China is taking higher education seriously, as it wants to challenge the US for world dominance, just it has done in other industries. Can the US maintain its superiority? There may be no cause for concern – yet.
China’s emergence as a global economic powerhouse and a leading contender to challenge America’s status as the world’s top economy represents a form of change that is difficult to ignore. Whether it’s a highly publicized electronics industry widely criticized for worker exploitation, a rapidly developing infrastructure of high-speed trains and power plants, or new emerging industries such as automobiles and entertainment, China is an economic competitor that requires our attention. One area we hear less about, and where our awareness is diminished, is the expansion of higher education in China. I’ve been reading a substantial number of articles in the last few months about higher education there, and it’s fascinating to see how rapidly the higher education industry is developing. All the indicators suggest that China’s leaders seek to make a serious challenge to our own dominance of world higher education. Adding to domestic concerns is the fear that the quality of American higher education is in decline, and more vulnerable to competitive global pressure.
As is often the case with higher education in non-U.S. countries, there is far more national government control over how many academic institutions there are, as well as who gets to attend them. Historically, China has had far fewer colleges and universities than America. This is already changing. The number of private universities in China has soared to more than 630, up from 20 in 1997, according to a 2010 analysis from the Center for International Higher Education at Boston College. As a reflection of its growing form of state capitalism, there is also an expanding segment of private institutions. In all, they enrolled about a fifth of Chinese college students in 2008. As it does in other areas, China is bringing innovation to its higher education industry. A good example is Oriental University City. Rather than having institutions spread out all across the country, here the goal is to concentrate them in one locale and develop shared resources. There are 14 private universities located within Oriental University City. That means they can take advantage of a shared library, residences, and dining operations. That can create enormous efficiencies to keep tuition under control. Unlike America’s private universities, which drive up the price of tuition by constantly adding new amenities to stay competitive, China’s private universities are totally no-frills. Their objective is to offer the masses access to an education and a better career.
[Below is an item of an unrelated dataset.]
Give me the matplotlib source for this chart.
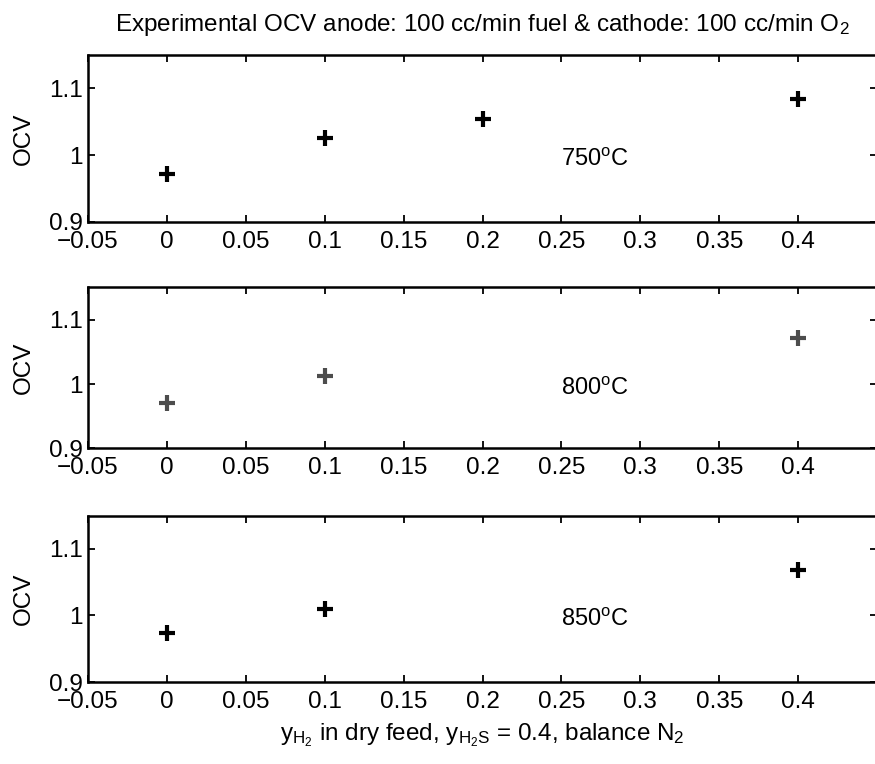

As might be expected from a decade of rapid expansion, China’s higher education system is experiencing growth pains. About 30 percent of China’s 18-22 population, approximately 30 million students, is enrolled in higher education. Many graduates encounter difficulty finding good jobs because business has yet to expand sufficiently to provide the job opportunities. There are so many of them they are called the “ant-tribe.” There is also a lack of qualified faculty, especially those who are research oriented. There are numerous reports of Chinese academics whose research articles contain significant plagiarism, and accusations of cheating and unethical behavior are frequent. More recently China’s higher education institutions are aggressively recruiting faculty from the West to correct quality deficiencies. Any country trying to rapidly expand its higher education system could be expected to encounter barriers, but all the signs point to the same conclusion. The Chinese government envisions a world-class higher education infrastructure to support its goal of economic global superiority.
Concerns for the U.S.?
Should these signals coming from China raise serious concerns for America’s higher education industry? Certainly, there are problems right now, but is there really any chance that China could, anytime in the foreseeable future, put together a network of colleges and universities better than what America offers – and if it could, what would that mean? According to David Lundquist, currently a lecturer of Western philosophy at Tsinghua University in Beijing, there is nothing to worry about. In his words “American institutions are leaving China’s in the dust.” China still lags behind the U.S. in a few critical areas. The poor design of their facilities does contribute to a lower-quality education. This same report indicates that China’s academic libraries are sorely lacking in content. “Newly built yet still cramped, they contain a ragtag collection of discarded books from American universities. The typical American community college boasts about the same. Contrast this with formidable collections of Chinese literature at elite American institutions.” To create change and foster improvement, Chinese universities have begun to adopt some features of the American-style curriculum, such as liberal education, in order to promote independent thinking.
It’s unclear to what extent America and China are competing against each other for the title of world higher education leader. It’s not even entirely clear if either of these countries will dominate higher education, perhaps in sheer numbers if not quality. Even if that competition exists, it need not carry over to our academic libraries. There is a track record of cooperation between our libraries, with librarians from both countries exchanging visits. Having no personal knowledge of China’s academic libraries I can neither confirm nor deny the faculty member’s negative remarks about the academic libraries he encountered. I imagine that it is not unlike our own country in some ways, with a significant amount of library diversity and a spectrum that runs from the haves to the have-nots. Following the transformation of China’s higher education system makes for interesting reading, and I suspect that with their determination, it is possible a world-class system is obtainable. Whatever happens, academic librarians from both countries should continue on their path of cooperation and mutual learning. That can only be of ultimate benefit to our collective students – whichever country they may choose for their studies.